The other panelists agreed that while there is cause for concern, there are procedural roadblocks in the administration’s way that would slow any drastic actions, and actions outside the federal government could still outweigh those.

Despite President Donald Trump’s decision to leave the Paris climate accord, Garbow pointed out, due to provisions within the accord, the earliest the United States could withdraw is Nov. 4, 2020 –– one day after the next presidential election. And Martella — currently the general counsel for General Electric’s Environment, Health and Safety division — said “business is doing what it needs to do” on climate change.

Cannon agreed, stating he was hopeful for the future.

“The hopeful thing is that as the current administration abdicates this place and begins to withdraw these regulations there are a lot of things happening outside the federal regulatory sphere,” he said. “So, although regulation will remain an important component, these are hopeful signs, and I think we all ought to think about ways we can support, foster and extend these trends in a way that may make what Washington does, at least for the moment, less crucial.”

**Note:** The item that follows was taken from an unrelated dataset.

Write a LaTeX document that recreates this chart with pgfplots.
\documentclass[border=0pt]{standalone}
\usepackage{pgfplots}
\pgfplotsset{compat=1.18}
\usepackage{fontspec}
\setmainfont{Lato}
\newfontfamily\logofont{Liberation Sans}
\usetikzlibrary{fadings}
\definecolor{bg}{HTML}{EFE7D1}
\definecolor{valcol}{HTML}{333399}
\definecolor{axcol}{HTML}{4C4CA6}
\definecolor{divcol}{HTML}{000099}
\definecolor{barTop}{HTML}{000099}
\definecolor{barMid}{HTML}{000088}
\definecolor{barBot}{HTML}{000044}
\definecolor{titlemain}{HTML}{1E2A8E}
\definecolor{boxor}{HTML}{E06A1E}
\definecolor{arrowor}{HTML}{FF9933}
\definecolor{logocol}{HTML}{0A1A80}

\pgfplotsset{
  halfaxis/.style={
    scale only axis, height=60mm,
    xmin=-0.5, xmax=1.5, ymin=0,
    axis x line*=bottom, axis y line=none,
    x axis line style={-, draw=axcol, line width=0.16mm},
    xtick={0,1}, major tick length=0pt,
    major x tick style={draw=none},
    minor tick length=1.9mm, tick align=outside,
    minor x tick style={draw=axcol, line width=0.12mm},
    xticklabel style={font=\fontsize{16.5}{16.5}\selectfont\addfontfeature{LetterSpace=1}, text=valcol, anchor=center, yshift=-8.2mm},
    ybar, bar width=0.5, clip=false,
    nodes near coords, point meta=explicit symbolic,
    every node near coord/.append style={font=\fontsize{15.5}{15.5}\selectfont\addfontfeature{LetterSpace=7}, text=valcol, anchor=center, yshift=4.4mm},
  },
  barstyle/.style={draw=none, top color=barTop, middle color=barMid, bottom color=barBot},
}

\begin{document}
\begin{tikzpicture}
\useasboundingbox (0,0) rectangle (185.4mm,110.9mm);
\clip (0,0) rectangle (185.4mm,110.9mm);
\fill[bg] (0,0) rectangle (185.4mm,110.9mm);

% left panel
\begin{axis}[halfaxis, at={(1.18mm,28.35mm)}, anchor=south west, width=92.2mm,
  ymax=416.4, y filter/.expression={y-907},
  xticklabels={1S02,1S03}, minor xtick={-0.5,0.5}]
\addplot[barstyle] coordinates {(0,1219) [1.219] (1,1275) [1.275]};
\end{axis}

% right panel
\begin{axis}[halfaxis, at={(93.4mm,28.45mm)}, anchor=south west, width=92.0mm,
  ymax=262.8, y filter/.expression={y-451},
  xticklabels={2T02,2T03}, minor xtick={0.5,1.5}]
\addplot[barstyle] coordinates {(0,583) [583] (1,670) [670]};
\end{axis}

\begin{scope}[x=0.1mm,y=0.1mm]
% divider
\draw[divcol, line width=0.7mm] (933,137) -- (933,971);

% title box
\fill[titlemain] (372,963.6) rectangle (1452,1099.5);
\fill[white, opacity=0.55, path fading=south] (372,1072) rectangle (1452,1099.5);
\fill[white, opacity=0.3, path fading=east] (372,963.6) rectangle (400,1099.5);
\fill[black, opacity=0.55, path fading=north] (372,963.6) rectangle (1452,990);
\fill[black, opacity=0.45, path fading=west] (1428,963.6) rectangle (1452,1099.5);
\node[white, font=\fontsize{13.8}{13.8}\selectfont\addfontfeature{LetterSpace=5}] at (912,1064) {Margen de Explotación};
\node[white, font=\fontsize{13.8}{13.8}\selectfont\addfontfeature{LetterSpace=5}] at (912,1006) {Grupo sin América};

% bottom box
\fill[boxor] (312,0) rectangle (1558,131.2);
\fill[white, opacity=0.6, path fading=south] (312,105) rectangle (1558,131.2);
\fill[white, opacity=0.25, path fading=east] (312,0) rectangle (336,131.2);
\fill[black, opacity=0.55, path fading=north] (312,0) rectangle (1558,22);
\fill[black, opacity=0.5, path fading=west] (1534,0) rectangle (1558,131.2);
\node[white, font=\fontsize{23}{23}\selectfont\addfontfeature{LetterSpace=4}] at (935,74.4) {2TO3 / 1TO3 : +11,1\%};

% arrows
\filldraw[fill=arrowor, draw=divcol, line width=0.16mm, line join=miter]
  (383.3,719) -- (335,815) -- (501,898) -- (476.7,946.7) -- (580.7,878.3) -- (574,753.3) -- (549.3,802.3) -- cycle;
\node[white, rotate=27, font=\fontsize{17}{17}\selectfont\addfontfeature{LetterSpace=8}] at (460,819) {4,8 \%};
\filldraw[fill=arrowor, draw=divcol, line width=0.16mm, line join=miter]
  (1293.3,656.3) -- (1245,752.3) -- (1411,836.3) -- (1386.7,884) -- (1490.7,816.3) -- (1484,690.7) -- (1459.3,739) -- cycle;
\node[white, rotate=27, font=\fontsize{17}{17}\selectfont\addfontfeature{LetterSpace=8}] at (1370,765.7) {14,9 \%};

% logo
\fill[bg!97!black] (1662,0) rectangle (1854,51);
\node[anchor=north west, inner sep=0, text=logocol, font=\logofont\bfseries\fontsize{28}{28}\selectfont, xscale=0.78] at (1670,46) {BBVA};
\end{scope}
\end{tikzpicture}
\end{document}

Campbell said she came away from the panel having had her faith in the legal system restored.

“I thought what was really interesting was … that we can’t just depend on our political system to solve all of our problems and put all of our eggs in that one basket, but that it is also about community action at the local and regional levels that really can drive climate change action forward, so there’s a lot of hope there,” she said.